Bridge Magazine's database reporting specialist, Mike Wilkinson, distills findings from 2007-17 home loan records held by the Consumer Financial Protection Bureau.
Within the numbers are hints of both good trends, like expanded opportunities for blacks in a once-restrictive suburban housing market, and bad ones: the decline in black homeowners and black middle class in Detroit.
And despite an uptick in mortgages in Detroit – it's risen every year since 2012 – the number of home loans in 2017 was a quarter of the 3,700 issued in 2007. . . Traditional lending, which has fully recovered in the suburbs, has not returned to all Detroit neighborhoods.
A stark racial change is documented:
- Whites received 44 percent of the 940 mortgages in Detroit in 2017 and 58 percent ($72.9 million) of the total loans, up from 17 percent of the loans and dollars in 2007.
- In 2007, when blacks made up 82 percent of the city’s population, they got 75 percent of all Detroit home loans and 75 percent of all loan dollars. By 2017, blacks received 48 percent of all home-purchase loans – and just 34 percent of loan dollars, despite still being 79 percent of the population.

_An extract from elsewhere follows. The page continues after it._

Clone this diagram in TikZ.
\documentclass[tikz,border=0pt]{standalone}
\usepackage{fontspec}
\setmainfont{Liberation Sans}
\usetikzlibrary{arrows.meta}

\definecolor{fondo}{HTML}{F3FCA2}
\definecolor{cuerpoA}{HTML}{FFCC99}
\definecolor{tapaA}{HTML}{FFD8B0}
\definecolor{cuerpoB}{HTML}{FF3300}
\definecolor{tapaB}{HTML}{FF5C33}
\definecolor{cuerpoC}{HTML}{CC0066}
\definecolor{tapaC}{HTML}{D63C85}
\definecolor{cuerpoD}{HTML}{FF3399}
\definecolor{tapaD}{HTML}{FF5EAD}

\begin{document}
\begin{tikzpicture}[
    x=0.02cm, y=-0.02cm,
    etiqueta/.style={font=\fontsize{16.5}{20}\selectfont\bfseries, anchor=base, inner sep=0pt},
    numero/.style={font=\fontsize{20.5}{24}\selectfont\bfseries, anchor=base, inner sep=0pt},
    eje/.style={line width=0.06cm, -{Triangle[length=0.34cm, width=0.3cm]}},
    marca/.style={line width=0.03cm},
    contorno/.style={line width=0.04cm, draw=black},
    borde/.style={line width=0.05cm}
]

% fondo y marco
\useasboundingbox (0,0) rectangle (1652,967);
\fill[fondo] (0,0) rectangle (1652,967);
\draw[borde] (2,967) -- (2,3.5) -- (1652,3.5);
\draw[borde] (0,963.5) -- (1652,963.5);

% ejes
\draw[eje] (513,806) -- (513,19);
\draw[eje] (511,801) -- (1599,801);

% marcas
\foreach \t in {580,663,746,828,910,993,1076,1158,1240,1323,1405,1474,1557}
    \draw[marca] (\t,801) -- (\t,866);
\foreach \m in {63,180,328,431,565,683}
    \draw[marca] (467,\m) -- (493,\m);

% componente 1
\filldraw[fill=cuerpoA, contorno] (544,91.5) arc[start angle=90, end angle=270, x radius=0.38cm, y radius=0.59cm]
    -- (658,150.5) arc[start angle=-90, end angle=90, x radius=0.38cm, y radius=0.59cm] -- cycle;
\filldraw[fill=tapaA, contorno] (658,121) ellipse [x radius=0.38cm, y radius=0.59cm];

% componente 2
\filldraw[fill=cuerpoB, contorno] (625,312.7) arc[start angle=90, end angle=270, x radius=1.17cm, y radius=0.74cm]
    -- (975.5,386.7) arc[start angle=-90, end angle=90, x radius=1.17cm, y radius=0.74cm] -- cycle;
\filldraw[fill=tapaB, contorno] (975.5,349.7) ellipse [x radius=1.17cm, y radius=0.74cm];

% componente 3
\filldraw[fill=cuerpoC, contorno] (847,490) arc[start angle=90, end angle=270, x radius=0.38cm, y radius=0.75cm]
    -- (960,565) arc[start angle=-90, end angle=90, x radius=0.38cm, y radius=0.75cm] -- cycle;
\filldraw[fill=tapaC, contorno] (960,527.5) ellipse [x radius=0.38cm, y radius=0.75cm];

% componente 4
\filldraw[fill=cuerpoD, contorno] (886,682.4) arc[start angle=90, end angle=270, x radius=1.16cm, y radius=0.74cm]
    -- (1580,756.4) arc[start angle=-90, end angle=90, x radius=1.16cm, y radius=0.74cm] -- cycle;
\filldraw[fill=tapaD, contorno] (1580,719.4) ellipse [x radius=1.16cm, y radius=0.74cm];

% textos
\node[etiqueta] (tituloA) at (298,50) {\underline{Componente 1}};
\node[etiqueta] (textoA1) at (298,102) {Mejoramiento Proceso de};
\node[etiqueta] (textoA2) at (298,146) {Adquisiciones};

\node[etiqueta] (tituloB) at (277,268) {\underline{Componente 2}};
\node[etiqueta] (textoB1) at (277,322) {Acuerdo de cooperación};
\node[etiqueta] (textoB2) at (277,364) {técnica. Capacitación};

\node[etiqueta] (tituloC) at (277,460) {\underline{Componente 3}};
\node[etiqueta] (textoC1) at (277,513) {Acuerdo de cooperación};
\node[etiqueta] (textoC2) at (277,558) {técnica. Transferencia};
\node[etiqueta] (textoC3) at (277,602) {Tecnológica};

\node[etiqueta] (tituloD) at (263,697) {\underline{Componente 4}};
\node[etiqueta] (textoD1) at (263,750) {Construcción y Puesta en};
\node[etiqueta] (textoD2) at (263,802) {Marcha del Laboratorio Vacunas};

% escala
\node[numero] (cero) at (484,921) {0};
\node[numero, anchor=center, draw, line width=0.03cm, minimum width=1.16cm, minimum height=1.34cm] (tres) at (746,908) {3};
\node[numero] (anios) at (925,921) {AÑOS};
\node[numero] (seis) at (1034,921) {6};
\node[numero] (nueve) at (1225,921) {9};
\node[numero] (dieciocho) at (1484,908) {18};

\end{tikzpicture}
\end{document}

- Several predominantly black neighborhoods of Detroit, which combined had more than 600 mortgages in 2007, had none in 2017.
"A majority of [Detroit] loan dollars now go to whites, who comprise just over 10 percent of the population," Bridge's in-depth study reports. "African-Americans, who still make up fourth-fifths of the city, are now far more likely to buy homes in the suburbs than Detroit."

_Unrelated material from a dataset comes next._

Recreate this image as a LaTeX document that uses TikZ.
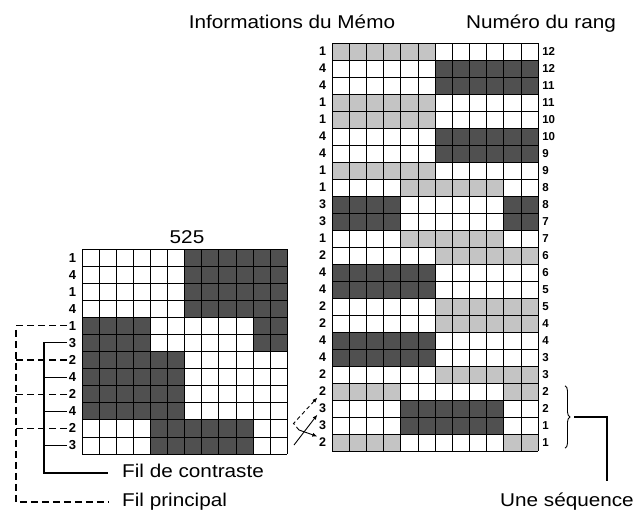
\documentclass[tikz,border=0pt]{standalone}
\usepackage{fontspec}
\setmainfont{Liberation Sans}
\newfontfamily\legende[FakeStretch=1.12]{Liberation Sans}
\usetikzlibrary{
    positioning,                      % placement relatif
    arrows.meta,                      % pointes Latex
    calc,                             % milieu de l'accolade
    decorations.pathreplacing         % accolade de la sequence
}
\definecolor{tramefonce}{RGB}{80,80,80}
\definecolor{trameclair}{RGB}{196,196,196}
\colorlet{W}{white}
\colorlet{L}{trameclair}
\colorlet{D}{tramefonce}
\tikzset{
    trait/.style={line width=0.7pt},
    numrang/.style={font=\fontsize{11.5}{11.5}\selectfont\bfseries, inner sep=1.5pt},
    numinfo/.style={numrang, font=\fontsize{12.5}{12.5}\selectfont\bfseries},
    numfil/.style={numrang, font=\fontsize{13}{13}\selectfont\bfseries},
    titre/.style={font=\legende\fontsize{18.5}{18.5}\selectfont, inner sep=0pt},
    fil/.style={line width=1.1pt},
    filp/.style={fil, dash pattern=on 7pt off 4pt},
    fleche/.style={-{Latex[length=5pt,width=4pt]}, line width=0.9pt},
    accolade/.style={decorate, decoration={brace, amplitude=5pt}, line width=0.9pt}
}

\begin{document}
\begin{tikzpicture}[x=1pt, y=-1pt]
    \useasboundingbox (0,0) rectangle (636,512);

    % titres
    \node[titre, anchor=base] (memo) at (292,28) {Informations du Mémo};
    \node[titre, anchor=base] (rang) at (541,28) {Numéro du rang};

    % grille du Mémo (24 rangs)
    \begin{scope}[shift={(332,43)}, x=17.17pt, y=-17pt]
        \foreach \a/\b/\c/\d [count=\r] in {
            L/L/W/W, W/W/D/D, W/W/D/D, L/L/W/W, L/L/W/W, W/W/D/D, W/W/D/D, L/L/W/W,
            W/L/L/W, D/W/W/D, D/W/W/D, W/L/L/W, W/W/L/L, D/D/W/W, D/D/W/W, W/W/L/L,
            W/W/L/L, D/D/W/W, D/D/W/W, W/W/L/L, L/W/W/L, W/D/D/W, W/D/D/W, L/W/W/L}
        {
            \fill[\a] (0,\r-1) rectangle (4,\r);
            \fill[\b] (4,\r-1) rectangle (6,\r);
            \fill[\c] (6,\r-1) rectangle (10,\r);
            \fill[\d] (10,\r-1) rectangle (12,\r);
        }
        \foreach \i in {0,...,12} \draw[trait] (\i,0) -- (\i,24);
        \foreach \j in {0,...,24} \draw[trait] (0,\j) -- (12,\j);
        \foreach \n [count=\r] in {1,4,4,1,1,4,4,1,1,3,3,1,2,4,4,2,2,4,4,2,2,3,3,2}
            \node[numinfo, anchor=east] (dg\r) at (-0.25,\r-0.5) {\n};
        \foreach \n [count=\r] in {12,12,11,11,10,10,9,9,8,8,7,7,6,6,5,5,4,4,3,3,2,2,1,1}
            \node[numrang, anchor=west] (dr\r) at (12.15,\r-0.5) {\n};
    \end{scope}

    % grille 525 (12 rangs)
    \node[titre, anchor=base] (total) at (187,243) {525};
    \begin{scope}[shift={(82,249)}, x=17.1pt, y=-17.08pt]
        \foreach \a/\b/\c/\d [count=\r] in {
            W/W/D/D, W/W/D/D, W/W/D/D, W/W/D/D, D/W/W/D, D/W/W/D,
            D/D/W/W, D/D/W/W, D/D/W/W, D/D/W/W, W/D/D/W, W/D/D/W}
        {
            \fill[\a] (0,\r-1) rectangle (4,\r);
            \fill[\b] (4,\r-1) rectangle (6,\r);
            \fill[\c] (6,\r-1) rectangle (10,\r);
            \fill[\d] (10,\r-1) rectangle (12,\r);
        }
        \foreach \i in {0,...,12} \draw[trait] (\i,0) -- (\i,12);
        \foreach \j in {0,...,12} \draw[trait] (0,\j) -- (12,\j);
        \foreach \n [count=\r] in {1,4,1,4,1,3,2,4,2,4,2,3}
            \node[numfil, anchor=east] (gl\r) at (-0.25,\r-0.5) {\n};
    \end{scope}

    % fils
    \node[titre, anchor=base west] (contraste) at (122,477) {Fil de contraste};
    \node[titre, anchor=base west] (principal) at (122,506) {Fil principal};
    \coordinate (cv) at (44,0);
    \coordinate (pv) at (16,0);
    \coordinate (fc) at (108,473);
    \coordinate (fp) at (108,502);
    \draw[fil] (gl6.west) -- (gl6.west -| cv) -- (cv |- fc) -- (fc);
    \foreach \i in {8,10,12} \draw[fil] (gl\i.west) -- (gl\i.west -| cv);
    \draw[filp] (gl5.west) -- (gl5.west -| pv) -- (pv |- fp) -- (fp);
    \foreach \i in {7,9,11} \draw[filp] (gl\i.west) -- (gl\i.west -| pv);

    % fleches vers le Memo
    \coordinate (a1) at (293.5,423.5);
    \coordinate (a2) at (299,430);
    \coordinate (a3) at (294,445);
    \draw[fleche, dash pattern=on 4pt off 3pt] (a2) -- (a1) -- (dg21.south west);
    \draw[fleche] (a3) -- (dg22.south west);
    \draw[fleche] (a2) -- (dg24.north west);

    % sequence
    \node[titre, anchor=base east] (sequence) at (634,506) {Une séquence};
    \coordinate (bx) at (565,0);
    \coordinate (fs) at (607,481);
    \draw[accolade] (dr21.north -| bx) -- (dr24.south -| bx);
    \coordinate (pointe) at ($(dr21.north -| bx)!0.5!(dr24.south -| bx)+(9,0)$);
    \draw[fil] (pointe) -| (fs);
\end{tikzpicture}
\end{document}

Federal records of bank mortgages don't reflect cash sales or land contract deals, Wilkinson notes, adding that "roughly three-quarters of [Detroit] home purchases are with cash because of depressed property values."
Nor do the mortgages accurately portend population changes, as a majority of city residents are now renters.
The reporter speaks with Dorian Harvey, former president of the Detroit Association of Realtors.
Bridge Magazine showed him a time-lapse video mapping mortgages by race, in which huge areas of the city had, by 2017, few to no signs of mortgage activity.
"I knew this was happening but to see the visual?" he said. "I don't see any good news there, bro. It looks like [blacks have] given up" on Detroit.
Harvey left the city in 2014 and moved to Farmington, says the magazine, which adds this broader context:
More blacks bought homes in Southfield (2,293) between 2011 and 2017 than in Detroit (1,709).
Redford Township (1,588), Warren (1,103), Farmington Hills (868) and Eastpointe (820) were other top destinations.
Wilkinson also quotes a former City of Detroit economist, a lifelong resident who left in 2006 and now owns a Canton Township condo with her husband, and a real estate agent who lives in the west-side University District.